Some students knew and others did not. The US Attorney made that clear in his press conference.
Probably the kids thought Mom and Dad bought their way in the legal way.
I wonder if there might be a list one day that measures the importance a school places on character and integrity.
$500K in bribes to go to USC? I’m an alum (no bribes), but would find it hard to justify anything over $100K.
It is understandable that the kids are not charged in the indictment (some didn’t know, those that did were minors, it was not their money, they may have been coerced by parents). However, all of the students are at their respective universities after being admitted with a fraudulent application. I have compassion for the students but they all should be expelled if the universities are to regain any credibility.
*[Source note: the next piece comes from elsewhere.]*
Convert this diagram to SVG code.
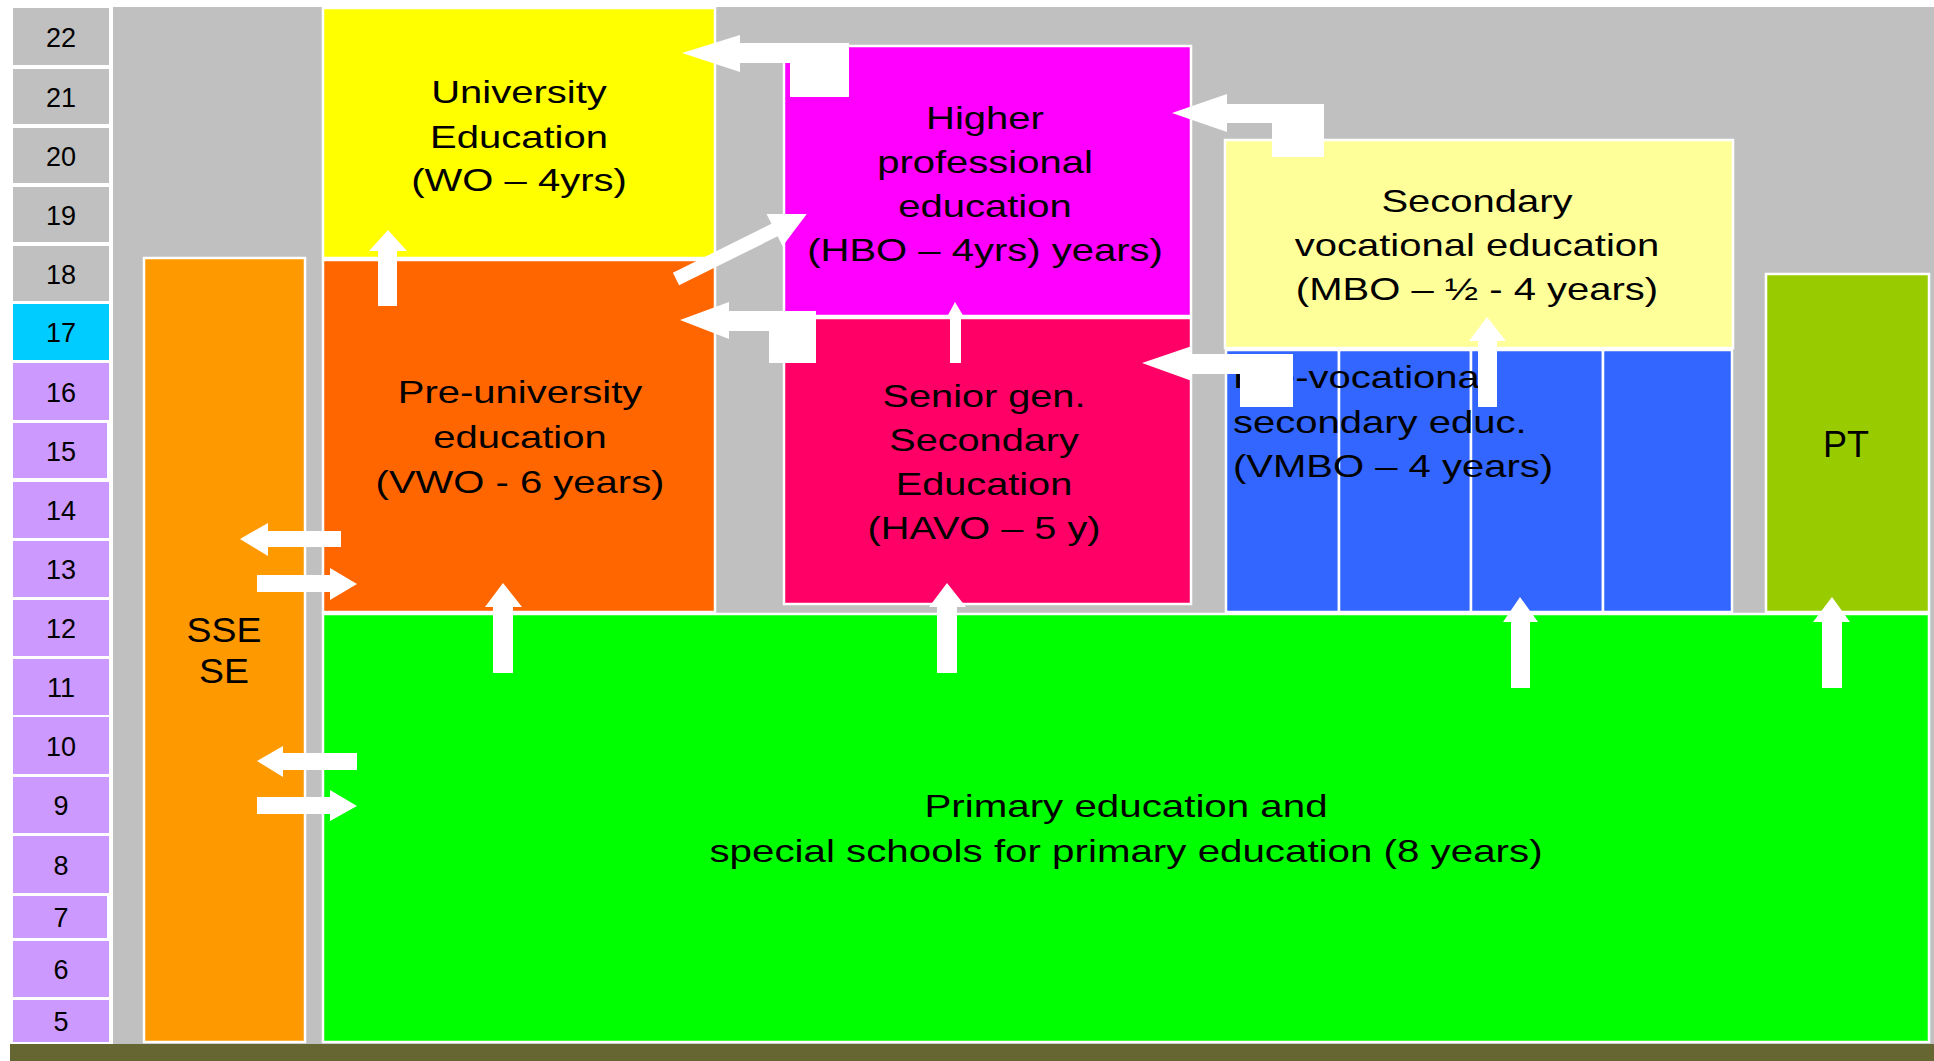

@MWolf The comment was meant as a cynical joke on how liberal he was in interpreting ethics when it came to his own kid.
My assumption (long-held; not just since this news came out) is that there have always been parents and teachers/schools who “work together” to get a child’s grades up. So while it is not as blatant as changing a transcript, it’s turning B papers into A grades, allowing unlimited time to revise a paper or turn in late work, getting “excused” from a test.
@nypapa They could have cheated in colleges too, i.e., getting someone to write papers, taking easy classes, etc.
Some people I see commenting ( not here, on news stories and on FB) are really unclear on the concept. They wonder why the universities themselves are not in trouble. Let’s be clear, there can be no fraud on a private institution if the institution knew what was going on. The universities could accept “ bribes” to let kids in. The prosecutor made that clear. If the person accepting wasn’t a “ rogue” actor there’s no crime.
@maya54 - the universities have to avoid the appearance of quid-pro-quo, don’t they? Or else the donation won’t qualify as such under US tax laws. But it’s not usually a criminal matter in that case (most tax laws are civil laws).
If Feds want to change the college system, they need to change the criminal justice system where the celebrities and rich get off with a 10 day country club style stays or community services. 10 years in jail for parents, expulsion or retroactive rescission of degrees and life sentence for Singer guy should do the trick. Okay, maybe it was too harsh. One year in jail for parents.
I feel outraged. My middle son refused to open a study guide or take a prep class and went into the SAT cold, yet scored just 10 points below the score Felicity Huffman (my favorite Desperate HW) bought for her D.
I also wonder about the difference in potential criminal penalties between Huffman paying $15K for an improved SAT score and Louglin paying $500K for two crew recruit slots in different years. Louglin’s kids (assuming they actually enrolled at USC as crew team members) took spots from students who might actually be identifiable, while Huffman’s D’s new score just put her into the mix at schools a 1000 would not have gotten her a looksie at.
This goes back to what I have always said - I wish I had pushed my kids to do a little better on their standardized testing. S17 could have had $1K more a year in scholarship with a one point increase in his ACT composite (at a SUNY school, $1K is a nice amount). However, buying a score that is not commensurate with the child’s overall intellectual ability is a potential recipe for disaster. Will the child be able to keep up at a more difficult college?
This scandal is disgusting and disheartening.
I know I’m late to this whole thing, but don’t plots like these happens really often at colleges? I’m convinced that we’ve only uncovered a small portion of what has actually happened.
Fed and college should look into how private schools padded transcripts/ fake trip to Central American country/ ghost essay writers for college essays (btw they promote their service out in open!) as well. If parents are paying in the north of 40K do you think they are happy with Cs and Ds and sometime even Bs?